--- BEGIN DATASET CONTENT ---

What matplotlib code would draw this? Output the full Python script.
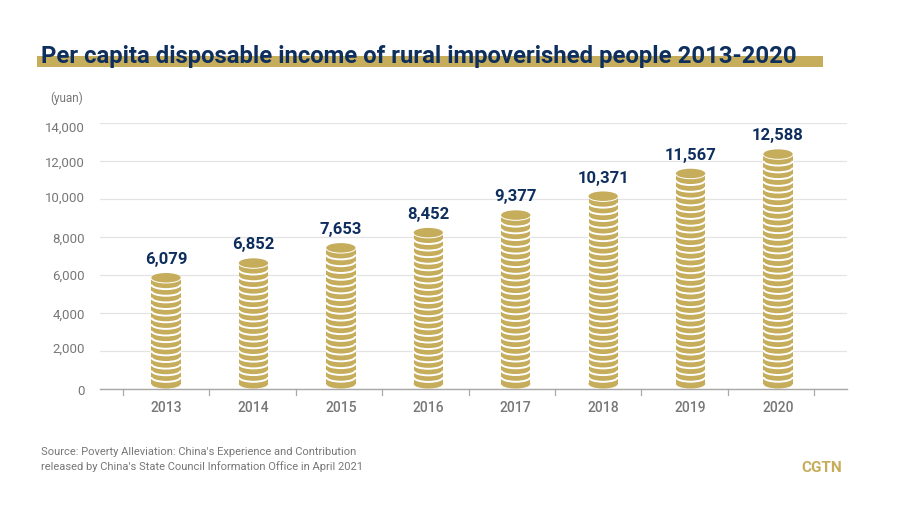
import matplotlib
matplotlib.use("Agg")
import matplotlib.pyplot as plt
from matplotlib.patches import Ellipse, Rectangle, Arc
from matplotlib.transforms import ScaledTranslation

years = ["2013", "2014", "2015", "2016", "2017", "2018", "2019", "2020"]
income = [6079, 6852, 7653, 8452, 9377, 10371, 11567, 12588]
y_ticks = [0, 2000, 4000, 6000, 8000, 10000, 12000, 14000]
label_nudge = [-1, 4, 0, 1, 0, 3, 0, -3]  # the y labels sit a little off their gridlines, in px

GOLD = "#c6ad5c"
NAVY = "#0e2f5e"
GREY = "#777777"
COIN_W = 0.335     # in category units
COIN_H = 500       # ellipse height in yuan units
COIN_STEP = 352    # one coin every so many yuan

plt.rcParams["font.family"] = ["Roboto", "DejaVu Sans"]

fig = plt.figure(figsize=(9, 5.06), dpi=100)
ax = fig.add_axes([100 / 900, 1 - 389.5 / 506, 747 / 900, 266 / 506])
ax.set_xlim(-0.755, 7.034 + 0.755)
ax.set_ylim(0, 14000)

# gridlines and axis
ax.set_yticks(y_ticks)
ax.set_yticklabels([f"{v:,}" for v in y_ticks], color=GREY, fontsize=9.5)
ax.yaxis.grid(True, color="#e4e4e4", lw=0.9)
ax.set_axisbelow(True)
ax.tick_params(axis="y", length=0, pad=11)
for lab, dy in zip(ax.get_yticklabels(), label_nudge):
    lab.set_transform(lab.get_transform() + ScaledTranslation(0, dy / 100, fig.dpi_scale_trans))
ax.set_xticks(range(len(years)))
ax.set_xticklabels(years, color=GREY, fontsize=10, fontweight="medium")
ax.tick_params(axis="x", length=0, pad=8)
for side in ["top", "left", "right"]:
    ax.spines[side].set_visible(False)
ax.spines["bottom"].set_color("#a8a8a8")
ax.spines["bottom"].set_linewidth(1)

# separators are spaced a bit tighter than the columns
sep_start = -0.492
sep_step = 0.988
for i in range(len(years) + 1):
    x = sep_start + i * sep_step
    ax.plot([x, x], [0, -350], color="#a8a8a8", lw=0.9, clip_on=False)

# coin stacks: solid column, white rim on each coin, flat ellipse on top
for i, val in enumerate(income):
    top = val - COIN_H / 2
    ax.add_patch(Rectangle((i - COIN_W / 2, COIN_H / 2), COIN_W, top - COIN_H / 2,
                           fc=GOLD, ec="none", zorder=3))
    ax.add_patch(Ellipse((i, COIN_H / 2), COIN_W, COIN_H, fc=GOLD, ec="none", zorder=3))
    n = round((top - COIN_H / 2) / COIN_STEP)
    step = (top - COIN_H / 2) / n
    for k in range(1, n + 1):
        ax.add_patch(Arc((i, COIN_H / 2 + k * step), COIN_W, COIN_H, theta1=180, theta2=360,
                         color="white", lw=1.4, zorder=4))
    ax.add_patch(Ellipse((i, top), COIN_W, COIN_H, fc=GOLD, ec="none", zorder=5))
    ax.annotate(f"{val:,}", (i, val), xytext=(0, 5), textcoords="offset points",
                ha="center", va="bottom", color=NAVY, fontsize=12, fontweight="bold")

# title with the gold marker stripe behind it
fig.add_artist(Rectangle((37 / 900, 1 - 68 / 506), 786 / 900, 11 / 506,
                         transform=fig.transFigure, fc=GOLD, ec="none"))
fig.text(41 / 900, 1 - 56.5 / 506, "Per capita disposable income of rural impoverished people 2013-2020",
         color=NAVY, fontsize=17.2, fontweight="bold", va="center", ha="left")

fig.text(50 / 900, 1 - 98 / 506, "(yuan)", color=GREY, fontsize=8.5, va="center")
fig.text(41 / 900, 1 - 452 / 506, "Source: Poverty Alleviation: China's Experience and Contribution",
         color=GREY, fontsize=8, va="center")
fig.text(41 / 900, 1 - 467 / 506, "released by China's State Council Information Office in April 2021",
         color=GREY, fontsize=8, va="center")
fig.text(801 / 900, 1 - 468 / 506, "CGTN", color=GOLD, fontsize=11, fontweight="bold", va="center")

fig.savefig("out.png", dpi=100)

--- END DATASET CONTENT ---

§ WHAT YOU HAVE TO DO: Reproduce the data above word for word from its first line through the line that holds "label_nudge = [-1, 4, 0, 1, 0, 3, 0, -3]", both ends included; skip pictures.

§ COMPLETE RESPONSE:
What matplotlib code would draw this? Output the full Python script.
import matplotlib
matplotlib.use("Agg")
import matplotlib.pyplot as plt
from matplotlib.patches import Ellipse, Rectangle, Arc
from matplotlib.transforms import ScaledTranslation

years = ["2013", "2014", "2015", "2016", "2017", "2018", "2019", "2020"]
income = [6079, 6852, 7653, 8452, 9377, 10371, 11567, 12588]
y_ticks = [0, 2000, 4000, 6000, 8000, 10000, 12000, 14000]
label_nudge = [-1, 4, 0, 1, 0, 3, 0, -3]  # the y labels sit a little off their gridlines, in px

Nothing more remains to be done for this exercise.